The global health body has raised an alarm for the emergency department at Gaza's largest hospital that has been devastated by the Israeli bombardments, describing it as "bloodbath" that is "in need of resuscitation".
World Health Organization's alarm for Al-Shifa hospital comes amid an Israeli ground operation into the Gaza strip that aims to neutralise the Hamas group that had launched a massive attack in October.
A WHO team that delivered medical supplies to the hospital yesterday described the emergency department as "bloodbath", the organisation said in a statement.

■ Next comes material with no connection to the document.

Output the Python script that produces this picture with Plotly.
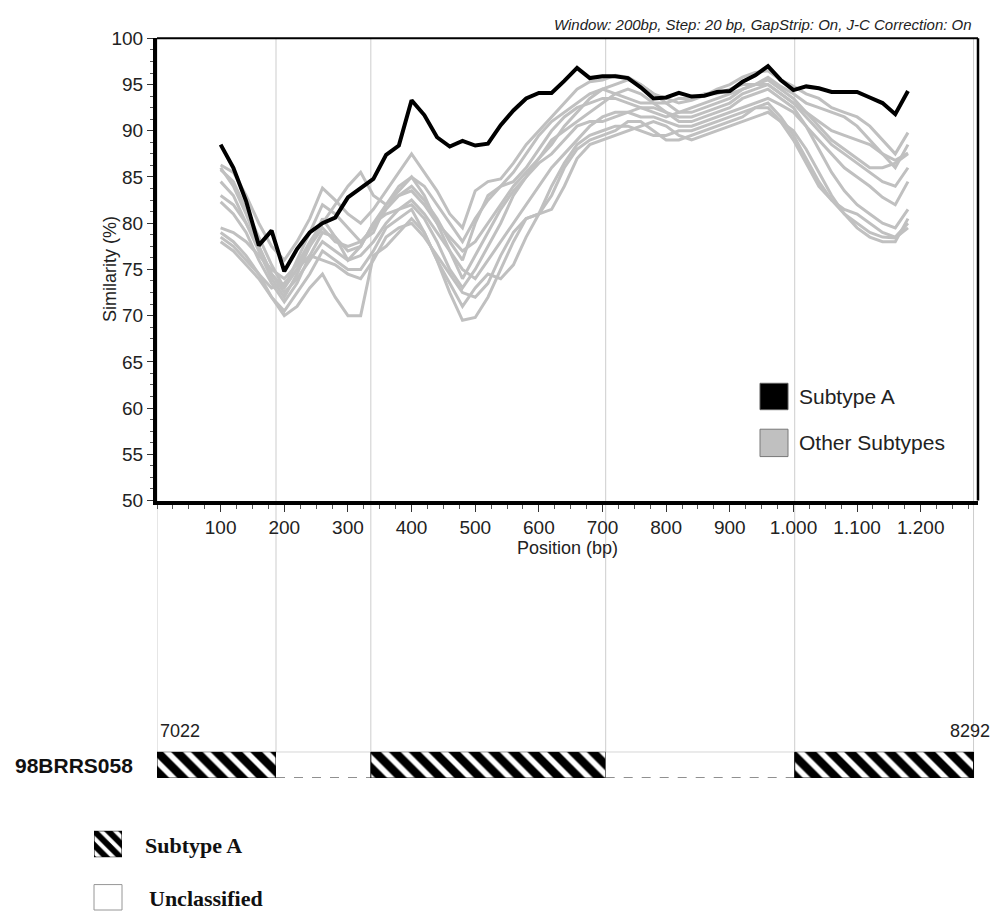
import plotly.graph_objects as go

W, H = 1006, 921


def px(x):
    return x / W


def py(y):
    return 1 - y / H


# ---------------- data ----------------
POSITIONS = list(range(100, 1181, 20))

SUBTYPE_A = [88.5, 86.0, 82.4, 77.6, 79.2, 74.8, 77.2, 79.0, 80.0, 80.6,
             82.8, 83.8, 84.8, 87.4, 88.4, 93.3, 91.7, 89.3, 88.3, 88.9,
             88.4, 88.6, 90.6, 92.2, 93.5, 94.1, 94.1, 95.4, 96.8, 95.7,
             95.9, 95.9, 95.7, 94.7, 93.5, 93.6, 94.1, 93.7, 93.8, 94.2,
             94.3, 95.3, 96.0, 97.0, 95.5, 94.4, 94.8, 94.6, 94.2, 94.2,
             94.2, 93.6, 93.0, 91.8, 94.3]

OTHER_1 = [86.3, 85.5, 83.0, 80.0, 77.5, 76.0, 78.0, 80.5, 83.8, 82.5,
           81.0, 80.0, 81.5, 83.5, 85.5, 87.5, 85.5, 83.5, 81.0, 79.5,
           83.5, 84.5, 84.8, 86.5, 88.5, 90.0, 91.5, 93.0, 94.5, 95.3,
           95.5, 96.0, 95.8, 95.0, 94.0, 93.5, 93.0, 93.3, 93.8, 94.5,
           95.0, 95.8, 96.3, 96.5, 95.5, 94.8, 94.0, 93.5, 92.5, 92.0,
           91.5, 90.5, 89.0, 87.5, 89.8]
OTHER_2 = [85.8, 84.5, 81.5, 78.5, 75.5, 73.0, 76.0, 79.0, 82.0, 81.0,
           79.5, 78.0, 79.5, 81.5, 83.0, 83.5, 82.0, 80.0, 77.0, 74.0,
           76.5, 79.0, 81.5, 83.5, 85.0, 87.0, 88.5, 90.5, 92.0, 93.5,
           94.5, 95.0, 95.5, 95.0, 94.0, 93.0, 92.0, 92.0, 92.5, 93.0,
           93.5, 94.5, 95.0, 95.5, 94.5, 93.5, 92.0, 91.0, 90.0, 89.5,
           89.0, 88.5, 87.5, 86.8, 87.6]
OTHER_3 = [84.5, 83.0, 80.0, 77.0, 74.0, 72.0, 74.5, 77.5, 80.5, 78.5,
           76.0, 77.5, 80.0, 82.0, 83.5, 85.0, 83.0, 80.0, 78.5, 77.0,
           78.0, 80.0, 82.0, 84.0, 85.5, 87.0, 89.0, 90.0, 91.0, 92.0,
           93.0, 94.0, 94.5, 94.0, 93.0, 92.0, 91.5, 91.5, 92.0, 92.5,
           93.0, 94.0, 94.5, 95.0, 94.0, 93.0, 91.5, 90.0, 88.5, 87.5,
           86.5, 85.5, 84.5, 84.0, 86.0]
OTHER_4 = [79.5, 79.0, 78.0, 76.5, 75.0, 74.0, 75.5, 78.0, 80.0, 82.0,
           84.0, 85.5, 83.0, 82.0, 83.0, 84.0, 82.5, 80.5, 78.0, 76.0,
           80.0, 83.0, 84.0, 84.5, 86.0, 88.0, 90.0, 91.5, 92.5, 93.0,
           93.5, 93.5, 93.0, 92.5, 92.0, 91.5, 92.0, 92.5, 93.0, 93.5,
           94.0, 94.5, 95.0, 95.8, 94.8, 94.0, 93.0, 92.5, 92.0, 91.5,
           90.5, 89.0, 87.5, 86.0, 88.5]
OTHER_5 = [83.0, 82.0, 80.0, 77.5, 74.5, 72.5, 74.0, 76.0, 78.0, 77.0,
           76.0, 76.5, 78.0, 80.0, 81.5, 82.5, 81.0, 79.0, 77.0, 75.0,
           74.0, 76.0, 78.0, 80.0, 82.0, 84.0, 86.0, 87.5, 89.0, 90.5,
           91.5, 92.0, 92.0, 91.5, 91.5, 91.0, 90.5, 90.5, 91.0, 91.5,
           92.0, 92.5, 93.0, 93.5, 92.8, 92.0, 90.5, 89.0, 87.5, 86.0,
           85.0, 84.0, 82.8, 82.0, 84.5]
OTHER_6 = [82.3, 81.0, 79.0, 76.0, 73.5, 71.5, 73.5, 76.5, 79.0, 78.5,
           77.0, 77.5, 80.0, 81.0, 81.5, 82.0, 80.5, 78.0, 75.0, 73.0,
           75.0, 77.5, 80.0, 83.0, 85.0, 86.5, 87.5, 89.0, 90.5, 91.0,
           91.0, 91.5, 92.0, 92.5, 92.5, 92.0, 91.0, 91.0, 91.5, 92.0,
           92.5, 93.5, 94.0, 94.5, 93.5, 92.5, 90.5, 88.0, 85.5, 83.5,
           82.0, 81.0, 80.0, 79.5, 81.5]
OTHER_7 = [79.0, 78.0, 76.5, 74.5, 72.0, 70.5, 72.5, 74.5, 77.0, 76.0,
           75.0, 75.0, 77.0, 79.5, 80.5, 81.5, 79.0, 76.0, 73.5, 71.0,
           73.0, 74.5, 74.0, 75.5, 78.5, 81.0, 84.0, 86.5, 88.5, 89.5,
           90.0, 90.5, 90.5, 90.0, 89.5, 89.5, 90.0, 90.0, 90.5, 91.0,
           91.5, 92.0, 92.5, 92.5, 91.0, 89.0, 86.5, 84.0, 82.5, 81.5,
           81.0, 80.0, 79.0, 78.5, 80.0]
OTHER_8 = [78.5, 77.5, 76.0, 74.5, 73.0, 73.5, 75.0, 76.5, 76.0, 75.5,
           74.5, 74.0, 76.0, 78.5, 79.5, 80.0, 78.5, 76.5, 74.5, 72.5,
           72.0, 73.5, 76.5, 79.0, 80.5, 81.0, 81.5, 84.0, 87.0, 88.5,
           89.0, 89.5, 90.0, 90.5, 91.0, 90.5, 89.5, 89.0, 89.5, 90.0,
           90.5, 91.0, 91.5, 92.0, 91.0, 90.0, 88.0, 85.5, 83.0, 81.0,
           80.0, 79.0, 78.5, 78.4, 79.5]
OTHER_9 = [86.0, 84.0, 81.0, 77.5, 74.5, 73.0, 75.0, 77.5, 79.5, 78.0,
           77.5, 78.0, 79.0, 82.0, 84.0, 85.0, 84.0, 82.0, 80.0, 78.0,
           80.5, 82.5, 84.0, 85.5, 87.5, 89.5, 91.0, 92.0, 93.0, 94.0,
           94.5, 94.0, 93.5, 93.0, 93.0, 93.0, 93.5, 93.5, 94.0, 94.0,
           94.5, 95.0, 95.0, 95.0, 94.0, 93.0, 92.0, 90.5, 89.0, 88.0,
           87.0, 86.0, 86.0, 86.5, 87.5]
OTHER_10 = [78.0, 77.0, 75.5, 74.0, 72.0, 70.0, 71.0, 73.0, 74.5, 72.0,
            70.0, 70.0, 76.5, 77.5, 79.0, 80.5, 79.0, 76.0, 72.5, 69.5,
            69.8, 72.0, 75.0, 78.0, 80.5, 81.0, 83.0, 86.0, 88.0, 89.0,
            89.5, 90.0, 91.0, 91.0, 90.0, 89.0, 89.0, 89.5, 90.0, 90.5,
            91.0, 91.5, 92.5, 93.0, 91.5, 89.5, 87.0, 84.5, 82.5, 81.0,
            79.5, 78.5, 78.0, 78.0, 80.5]

OTHER_SUBTYPES = [OTHER_1, OTHER_2, OTHER_3, OTHER_4, OTHER_5,
                  OTHER_6, OTHER_7, OTHER_8, OTHER_9, OTHER_10]

X_TICKS = [100, 200, 300, 400, 500, 600, 700, 800, 900, 1000, 1100, 1200]
X_TICK_TEXT = ["100", "200", "300", "400", "500", "600", "700", "800",
               "900", "1.000", "1.100", "1.200"]
Y_TICKS = [50, 55, 60, 65, 70, 75, 80, 85, 90, 95, 100]

# recombination map (positions relative to query start, bp)
BREAKPOINTS = [0, 187, 336, 705, 1002, 1283]
SEGMENT_TYPES = ["A", "U", "A", "U", "A"]
SEQ_START, SEQ_END = "7022", "8292"
QUERY_NAME = "98BRRS058"

X_RANGE = [0, 1290]

GRAY = "rgb(192,192,192)"
FONT = "Liberation Sans, Arial, sans-serif"
SERIF = "Liberation Serif, Times New Roman, serif"

fig = go.Figure()

for ys in OTHER_SUBTYPES:
    fig.add_trace(go.Scatter(x=POSITIONS, y=ys, mode="lines",
                             line=dict(color=GRAY, width=3),
                             showlegend=False, hoverinfo="skip"))
fig.add_trace(go.Scatter(x=POSITIONS, y=SUBTYPE_A, mode="lines",
                         line=dict(color="black", width=4),
                         showlegend=False, hoverinfo="skip"))

# recombination bar
starts = BREAKPOINTS[:-1]
lengths = [b - a for a, b in zip(BREAKPOINTS[:-1], BREAKPOINTS[1:])]
fig.add_trace(go.Bar(
    x=lengths, base=starts, y=[0.5] * len(lengths), orientation="h",
    width=1, xaxis="x", yaxis="y2", showlegend=False, hoverinfo="skip",
    marker=dict(
        color="white",
        line=dict(color=["black" if t == "A" else "rgba(0,0,0,0)" for t in SEGMENT_TYPES],
                  width=[1 if t == "A" else 0 for t in SEGMENT_TYPES]),
        pattern=dict(shape=["\\" if t == "A" else "" for t in SEGMENT_TYPES],
                     fgcolor="black", bgcolor="white", fgopacity=1,
                     size=14, solidity=0.6),
    ),
))

# legend icon for hatched subtype (bottom legend)
fig.add_trace(go.Bar(
    x=[1], base=[0], y=[0.5], orientation="h", width=1,
    xaxis="x3", yaxis="y3", showlegend=False, hoverinfo="skip",
    marker=dict(color="white", line=dict(color="black", width=1),
                pattern=dict(shape="\\", fgcolor="black", bgcolor="white",
                             fgopacity=1, size=10, solidity=0.6)),
))

shapes = []
# vertical breakpoint lines from plot top down to the bar
bar_top = py(759)
for b in BREAKPOINTS:
    shapes.append(dict(type="line", xref="x", yref="paper", x0=b, x1=b,
                       y0=bar_top, y1=py(29), layer="below",
                       line=dict(color="rgb(205,205,205)", width=1)))
# top and right borders of plot
shapes.append(dict(type="line", xref="x domain", yref="y domain", x0=0, x1=1,
                   y0=1, y1=1, line=dict(color="black", width=2)))
shapes.append(dict(type="line", xref="x domain", yref="y domain", x0=1, x1=1,
                   y0=0, y1=1, line=dict(color="black", width=2.5)))
# unclassified segment borders
for a, b, t in zip(BREAKPOINTS[:-1], BREAKPOINTS[1:], SEGMENT_TYPES):
    if t == "U":
        shapes.append(dict(type="line", xref="x", yref="y2", x0=a, x1=b, y0=1, y1=1,
                           line=dict(color="rgb(150,150,150)", width=1)))
        shapes.append(dict(type="line", xref="x", yref="y2", x0=a, x1=b, y0=0, y1=0,
                           line=dict(color="black", width=1, dash="dash")))

# plot legend squares
shapes.append(dict(type="rect", xref="paper", yref="paper",
                   x0=px(760), x1=px(788), y0=py(409), y1=py(382),
                   fillcolor="black", line=dict(color="rgb(90,90,90)", width=1)))
shapes.append(dict(type="rect", xref="paper", yref="paper",
                   x0=px(760), x1=px(788), y0=py(457), y1=py(429),
                   fillcolor=GRAY, line=dict(color="rgb(120,120,120)", width=1)))
# unclassified legend square
shapes.append(dict(type="rect", xref="paper", yref="paper",
                   x0=px(94), x1=px(122), y0=py(921), y1=py(895),
                   fillcolor="white", line=dict(color="rgb(150,150,150)", width=1)))

annotations = [
    dict(text="<i>Window: 200bp, Step: 20 bp, GapStrip: On, J-C Correction: On</i>",
         x=px(974), y=py(15), xanchor="right", yanchor="middle",
         font=dict(size=15, color="#222")),
    dict(text="Similarity (%)", x=px(110), y=py(265), textangle=-90,
         xanchor="center", yanchor="middle", font=dict(size=18, color="#222")),
    dict(text="Position (bp)", x=px(567), y=py(551), xanchor="center",
         yanchor="middle", font=dict(size=18, color="#222")),
    dict(text="Subtype A", x=px(797), y=py(396), xanchor="left", yanchor="middle",
         font=dict(size=21, color="#222")),
    dict(text="Other Subtypes", x=px(797), y=py(443), xanchor="left", yanchor="middle",
         font=dict(size=21, color="#222")),
    dict(text=SEQ_START, x=px(180), y=py(738), xanchor="center", yanchor="middle",
         font=dict(size=18, color="#222")),
    dict(text=SEQ_END, x=px(970), y=py(738), xanchor="center", yanchor="middle",
         font=dict(size=18, color="#222")),
    dict(text="<b>" + QUERY_NAME + "</b>", x=px(74), y=py(773), xanchor="center",
         yanchor="middle", font=dict(size=21, color="#111")),
    dict(text="<b>Subtype A</b>", x=px(143), y=py(855), xanchor="left", yanchor="middle",
         font=dict(size=22, family=SERIF, color="#111")),
    dict(text="<b>Unclassified</b>", x=px(147), y=py(909), xanchor="left", yanchor="middle",
         font=dict(size=22, family=SERIF, color="#111")),
]
for a in annotations:
    a.update(xref="paper", yref="paper", showarrow=False)

fig.update_layout(
    width=W, height=H,
    margin=dict(l=0, r=0, t=0, b=0),
    paper_bgcolor="white", plot_bgcolor="rgba(0,0,0,0)",
    font=dict(family=FONT, color="#222"),
    showlegend=False,
    shapes=shapes, annotations=annotations,
    xaxis=dict(domain=[px(157), px(978)], range=X_RANGE, anchor="y",
               showgrid=False, zeroline=False, showline=True,
               linecolor="black", linewidth=4,
               tickmode="array", tickvals=X_TICKS, ticktext=X_TICK_TEXT,
               ticks="outside", ticklen=7, tickwidth=1, tickcolor="#333",
               tickfont=dict(size=19, color="#222"),
               minor=dict(dtick=25, tick0=0, ticks="outside", ticklen=4,
                          tickwidth=1, tickcolor="#555")),
    yaxis=dict(domain=[py(502), py(29)], range=[50, 100], anchor="x",
               showgrid=False, zeroline=False, showline=True,
               linecolor="black", linewidth=4,
               tickmode="array", tickvals=Y_TICKS,
               ticks="outside", ticklen=6, tickwidth=1, tickcolor="#333",
               tickfont=dict(size=19, color="#222"),
               minor=dict(dtick=1.25, tick0=50, ticks="outside", ticklen=3,
                          tickwidth=1, tickcolor="#555")),
    yaxis2=dict(domain=[py(786), py(759)], range=[0, 1], anchor="x",
                visible=False, fixedrange=True),
    xaxis3=dict(domain=[px(94), px(122)], range=[0, 1], anchor="y3",
                visible=False),
    yaxis3=dict(domain=[py(867), py(840)], range=[0, 1], anchor="x3",
                visible=False),
    bargap=0,
)

fig.write_html("out.html",
               config={"displayModeBar": False, "staticPlot": True},
               post_script="document.body.style.margin='0px';document.body.style.overflow='hidden';")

It said tens of thousands of displaced people have taken shelter in the hospital building and grounds, and there is "severe shortage" of drinking water and food. The department had hundreds of patients and new ones kept arriving every minute. "Patients with trauma injuries were being sutured on the floor and no pain management is available," it said.
The WHO said Al-Shifa is functioning at a minimal scale with very few staff. The situation isn't better at Al Awda and Al Sahaba Medical Complex, and Al-Ahli Arab is the only "partially functioning" hospital in entire north Gaza. The blockaded strip had 24 operational health facilities before the war.
Those critical are being transferred to Al-Ahli Arab Hospital for surgeries as operation theatres are not working due to a lack of oxygen and supplies.
"Once the most important and largest referral hospital in Gaza, Al-Shifa now houses only a handful of doctors and a few nurses, together with 70 volunteers, working under what WHO staff described as "unbelievably challenging circumstances" and calling it a "hospital in need of resuscitation"," the WHO posted on X.
Currently, only 30 patients at the hospital can receive dialysis daily.
The Al-Shifa hospital will be reinforced in the coming weeks so it can resume basic services, the WHO has said.
"Up to 20 operating theatres in the hospital, as well as post-operative care services, can be activated if provided with regular supplies of fuel, oxygen, medicines, food, and water," it said.
Israeli bombardments have affected all health infrastructure in the Gaza strip with the country accusing the Palestinian Hamas group of running a command centre below the hospital. Officials at the hospital had denied such claims.
The Israeli counterattack began following Hamas's October 7's terror attack on Israeli territory that led to 1,140 deaths, mostly civilians, while more than 200 hostages were taken across the Gaza border. The death count on Gaza side has crossed 18,800, mostly comprising women and children.